On Mon, 7 Jan 2019 at 11:55, Chris Wilson <chris at chris-wilson.co.uk> wrote:
>
> Currently we only allocate an object and vma if we are using a GGTT
> virtual HWSP, and a plain struct page for a physical HWSP. For
> convenience later on with global timelines, it will be useful to always
> have the status page being tracked by a struct i915_vma. Make it so.
>
> Signed-off-by: Chris Wilson <chris at chris-wilson.co.uk>
> ---
>  drivers/gpu/drm/i915/intel_engine_cs.c       | 109 ++++++++++---------
>  drivers/gpu/drm/i915/intel_guc_submission.c  |   5 +
>  drivers/gpu/drm/i915/intel_lrc.c             |  11 +-
>  drivers/gpu/drm/i915/intel_ringbuffer.c      |  20 +++-
>  drivers/gpu/drm/i915/intel_ringbuffer.h      |  23 +---
>  drivers/gpu/drm/i915/selftests/mock_engine.c |   2 +-
>  6 files changed, 90 insertions(+), 80 deletions(-)
>
> diff --git a/drivers/gpu/drm/i915/intel_engine_cs.c b/drivers/gpu/drm/i915/intel_engine_cs.c
> index 1a9de4a01b9d..ffef7f43fda3 100644
> --- a/drivers/gpu/drm/i915/intel_engine_cs.c
> +++ b/drivers/gpu/drm/i915/intel_engine_cs.c
> @@ -506,27 +506,61 @@ void intel_engine_setup_common(struct intel_engine_cs *engine)
>
>  static void cleanup_status_page(struct intel_engine_cs *engine)
>  {
> +       struct i915_vma *vma;
> +
>         /* Prevent writes into HWSP after returning the page to the system */
>         intel_engine_set_hwsp_writemask(engine, ~0u);
>
> -       if (HWS_NEEDS_PHYSICAL(engine->i915)) {
> -               void *addr = fetch_and_zero(&engine->status_page.page_addr);
> +       vma = fetch_and_zero(&engine->status_page.vma);
> +       if (!vma)
> +               return;
>
> -               __free_page(virt_to_page(addr));
> -       }
> +       if (!HWS_NEEDS_PHYSICAL(engine->i915))
> +               i915_vma_unpin(vma);
> +
> +       i915_gem_object_unpin_map(vma->obj);
> +       __i915_gem_object_release_unless_active(vma->obj);
> +}
> +
> +static int pin_ggtt_status_page(struct intel_engine_cs *engine,
> +                               struct i915_vma *vma)
> +{
> +       unsigned int flags;
> +
> +       flags = PIN_GLOBAL;
> +       if (!HAS_LLC(engine->i915))
> +               /*
> +                * On g33, we cannot place HWS above 256MiB, so
> +                * restrict its pinning to the low mappable arena.

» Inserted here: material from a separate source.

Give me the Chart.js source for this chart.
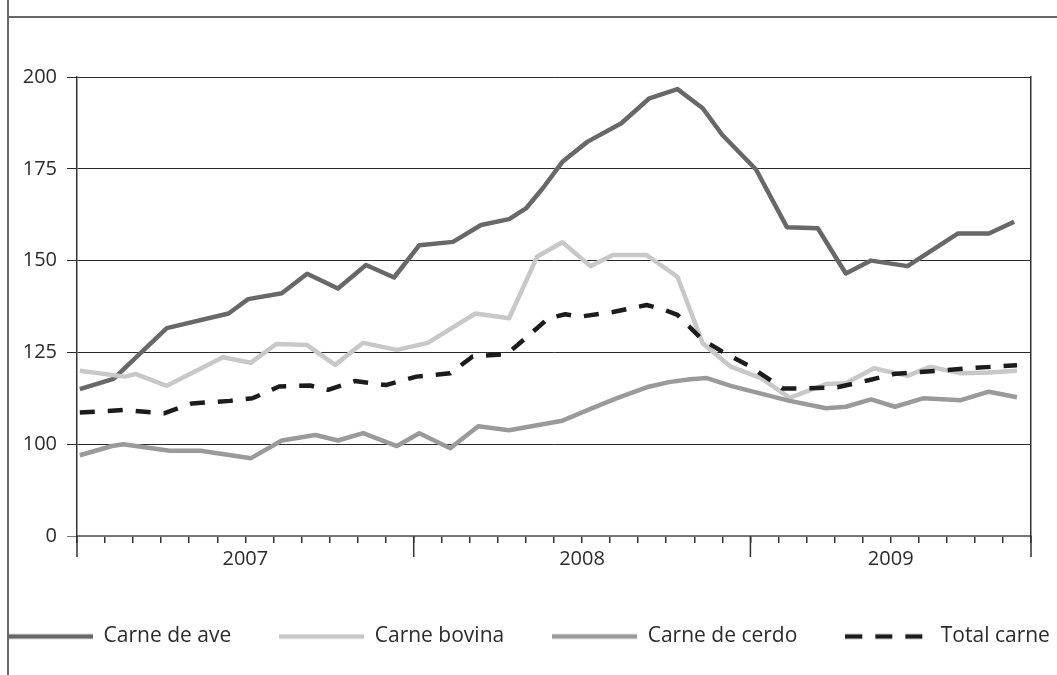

> +                * Though this restriction is not documented for
> +                * gen4, gen5, or byt, they also behave similarly
> +                * and hang if the HWS is placed at the top of the
> +                * GTT. To generalise, it appears that all !llc
> +                * platforms have issues with us placing the HWS
> +                * above the mappable region (even though we never
> +                * actually map it).
> +                */
> +               flags |= PIN_MAPPABLE;
> +       else
> +               flags |= PIN_HIGH;
>
> -       i915_vma_unpin_and_release(&engine->status_page.vma,
> -                                  I915_VMA_RELEASE_MAP);
> +       return i915_vma_pin(vma, 0, 0, flags);
>  }
>
>  static int init_status_page(struct intel_engine_cs *engine)
>  {
>         struct drm_i915_gem_object *obj;
>         struct i915_vma *vma;
> -       unsigned int flags;
>         void *vaddr;
>         int ret;
>
> +       /*
> +        * Though the HWS register does support 36bit addresses, historically
> +        * we have had hangs and corruption reported due to wild writes if
> +        * the HWS is placed above 4G. We only allow objects to be allocated
> +        * in GFP_DMA32 for i965, and no earlier physical address users had
> +        * access to more than 4G.
> +        */
>         obj = i915_gem_object_create_internal(engine->i915, PAGE_SIZE);
>         if (IS_ERR(obj)) {
>                 DRM_ERROR("Failed to allocate status page\n");
> @@ -543,61 +577,30 @@ static int init_status_page(struct intel_engine_cs *engine)
>                 goto err;
>         }
>
> -       flags = PIN_GLOBAL;
> -       if (!HAS_LLC(engine->i915))
> -               /* On g33, we cannot place HWS above 256MiB, so
> -                * restrict its pinning to the low mappable arena.
> -                * Though this restriction is not documented for
> -                * gen4, gen5, or byt, they also behave similarly
> -                * and hang if the HWS is placed at the top of the
> -                * GTT. To generalise, it appears that all !llc
> -                * platforms have issues with us placing the HWS
> -                * above the mappable region (even though we never
> -                * actually map it).
> -                */
> -               flags |= PIN_MAPPABLE;
> -       else
> -               flags |= PIN_HIGH;
> -       ret = i915_vma_pin(vma, 0, 0, flags);
> -       if (ret)
> -               goto err;
> -
>         vaddr = i915_gem_object_pin_map(obj, I915_MAP_WB);
>         if (IS_ERR(vaddr)) {
>                 ret = PTR_ERR(vaddr);
> -               goto err_unpin;
> +               goto err;
>         }
>
> +       engine->status_page.addr = memset(vaddr, 0, PAGE_SIZE);
>         engine->status_page.vma = vma;
> -       engine->status_page.ggtt_offset = i915_ggtt_offset(vma);
> -       engine->status_page.page_addr = memset(vaddr, 0, PAGE_SIZE);
> +
> +       if (!HWS_NEEDS_PHYSICAL(engine->i915)) {
> +               ret = pin_ggtt_status_page(engine, vma);
> +               if (ret)
> +                       goto err_unpin;
> +       }

Don't we now need special casing in gem_record_rings, since the error
capture will now try to iterate over vma->pages for the status page?